La sconfitta al Consiglio di Stato non è solo una battuta d’arresto per la Cassa Rurale Adamello Giudicarie – Valsabbia Paganella, è una figuraccia epocale. Quella che una volta era l’istituzione finanziaria del territorio, un punto di riferimento per le famiglie e per lo sviluppo locale, si è trasformata in una banca d’affari, avida e cieca di fronte alle necessità della comunità.

​La vicenda di Casa Cacam ha svelato la vera natura di questa metamorfosi, l’idea di erigere un palazzo di appartamenti di lusso, tutti destinati al mercato turistico, non è solo un atto di speculazione immobiliare, ma un tradimento dei valori fondanti del cooperativismo.

Non ci sono più contadini da aiutare, né artigiani da sostenere, ancora meno aiuti per le giovani coppie, c’è solo l’ossessione per il profitto a ogni costo.

​In conclusione, chissà cosa avrebbe pensato di questo squallido epilogo Don Guetti, il pioniere delle Casse Rurali, che le concepiva come un’arma per liberare le persone dalla miseria.

Egli diceva che il denaro era uno strumento per migliorare la vita dei cittadini, non per costruire palazzi di lusso in barba ai residenti.

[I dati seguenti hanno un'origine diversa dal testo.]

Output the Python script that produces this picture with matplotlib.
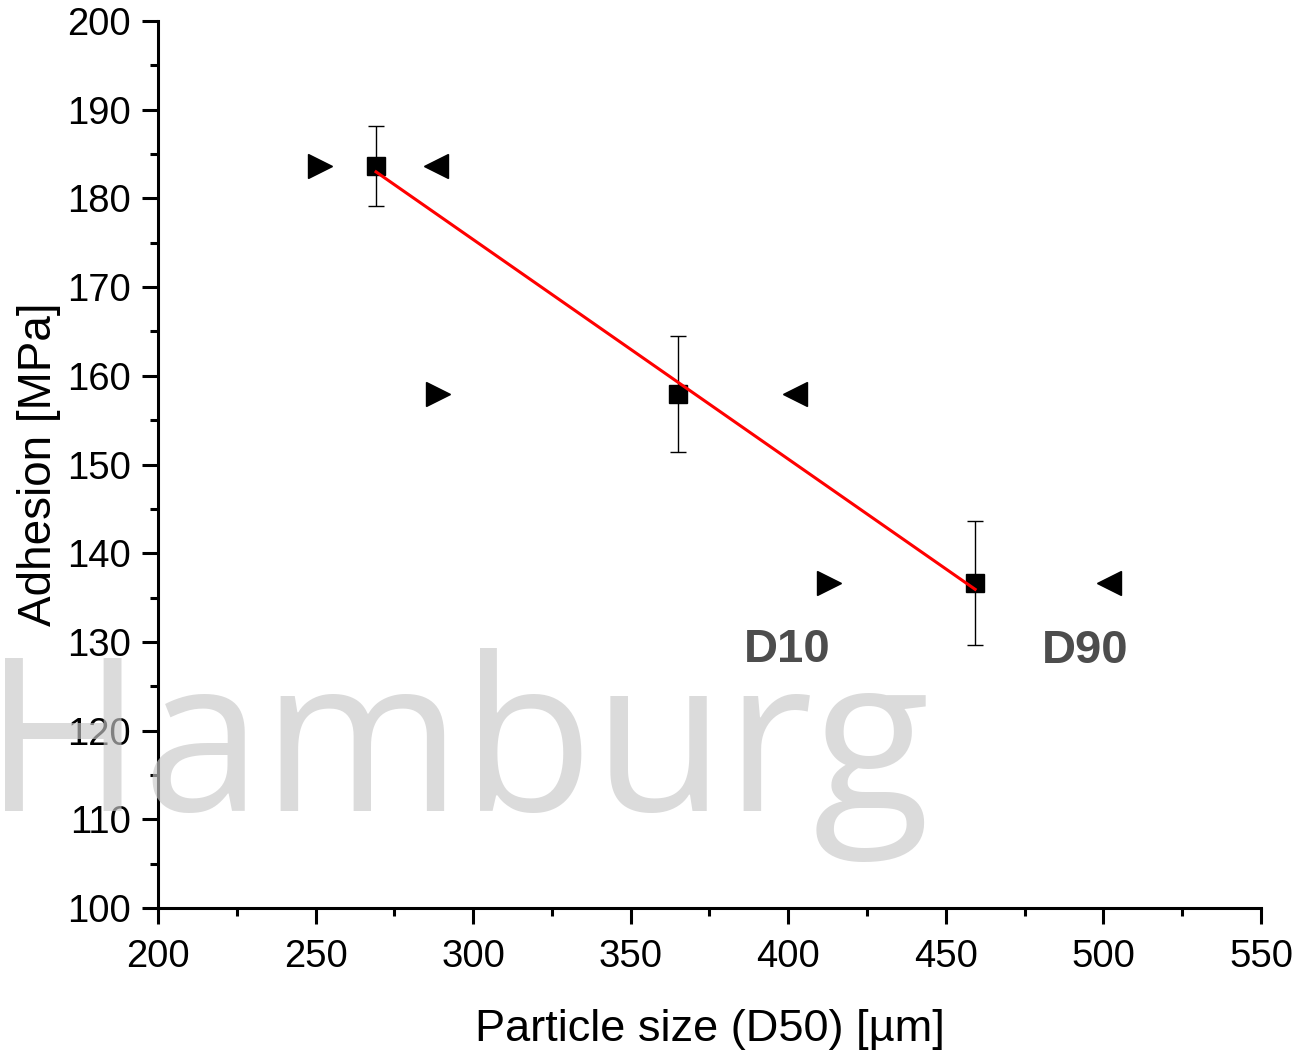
import numpy as np
import matplotlib
matplotlib.use("Agg")
import matplotlib.pyplot as plt
from matplotlib.ticker import MultipleLocator

plt.rcParams['font.family'] = ['Liberation Sans', 'DejaVu Sans']

# Mean particle size (D50) and measured adhesion with standard deviation
d50 = [269.2, 365.0, 459.3]
adhesion = [183.65, 157.95, 136.6]
adhesion_err = [4.5, 6.5, 7.0]

# D10 and D90 of each powder at the same adhesion level
d10 = [251.4, 288.9, 413.0]
d90 = [288.2, 402.2, 501.8]

fig = plt.figure(figsize=(12.97, 10.5), dpi=100)
ax = fig.add_axes([0.1218, 0.1352, 0.8504, 0.8448])

ax.errorbar(d50, adhesion, yerr=adhesion_err, fmt='s', color='black',
            markersize=13, ecolor='black', elinewidth=1.0, capsize=6,
            capthick=1.0, zorder=3)
ax.plot(d10, adhesion, linestyle='none', marker='>', markersize=17,
        color='black', zorder=3)
ax.plot(d90, adhesion, linestyle='none', marker='<', markersize=17,
        color='black', zorder=3)

# Linear regression through the D50 points
slope, intercept = np.polyfit(d50, adhesion, 1)
xf = np.array([min(d50), max(d50)])
ax.plot(xf, slope * xf + intercept, color='red', linewidth=2.2, zorder=4)

ax.text(399.6, 129.1, 'D10', fontsize=34, fontweight='bold', color='#4d4d4d',
        ha='center', va='center')
ax.text(494.2, 129.0, 'D90', fontsize=34, fontweight='bold', color='#4d4d4d',
        ha='center', va='center')

ax.set_xlim(200, 550)
ax.set_ylim(100, 200)
ax.xaxis.set_major_locator(MultipleLocator(50))
ax.xaxis.set_minor_locator(MultipleLocator(25))
ax.yaxis.set_major_locator(MultipleLocator(10))
ax.yaxis.set_minor_locator(MultipleLocator(5))

for side in ('top', 'right'):
    ax.spines[side].set_visible(False)
for side in ('left', 'bottom'):
    ax.spines[side].set_linewidth(2.2)

ax.tick_params(which='major', direction='out', length=11.5, width=2.2,
               labelsize=27.5, pad=8)
ax.tick_params(axis='x', which='major', pad=11)
ax.tick_params(which='minor', direction='out', length=5.5, width=2.2)

ax.set_xlabel('Particle size (D50) [µm]', fontsize=32.5, labelpad=24)
ax.set_ylabel('Adhesion [MPa]', fontsize=33, labelpad=4)

fig.text(-0.012, 0.228, 'Hamburg', fontsize=155, family='Open Sans',
         color='#c8c8c8', alpha=0.65, ha='left', va='baseline', zorder=10)

fig.savefig('out.png', dpi=100)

Oggi, la sua eredità è non solo calpestata, ma profanata:

La cassa rurale che porta avanti il suo nome ha trasformato il Suo sogno in un incubo per la comunità, con questa operazione ha dimostrato di aver voltato le spalle alle persone che avrebbe dovuto proteggere.

 

Giacomini Alessandro ex socio della cassa rurale, quella vera.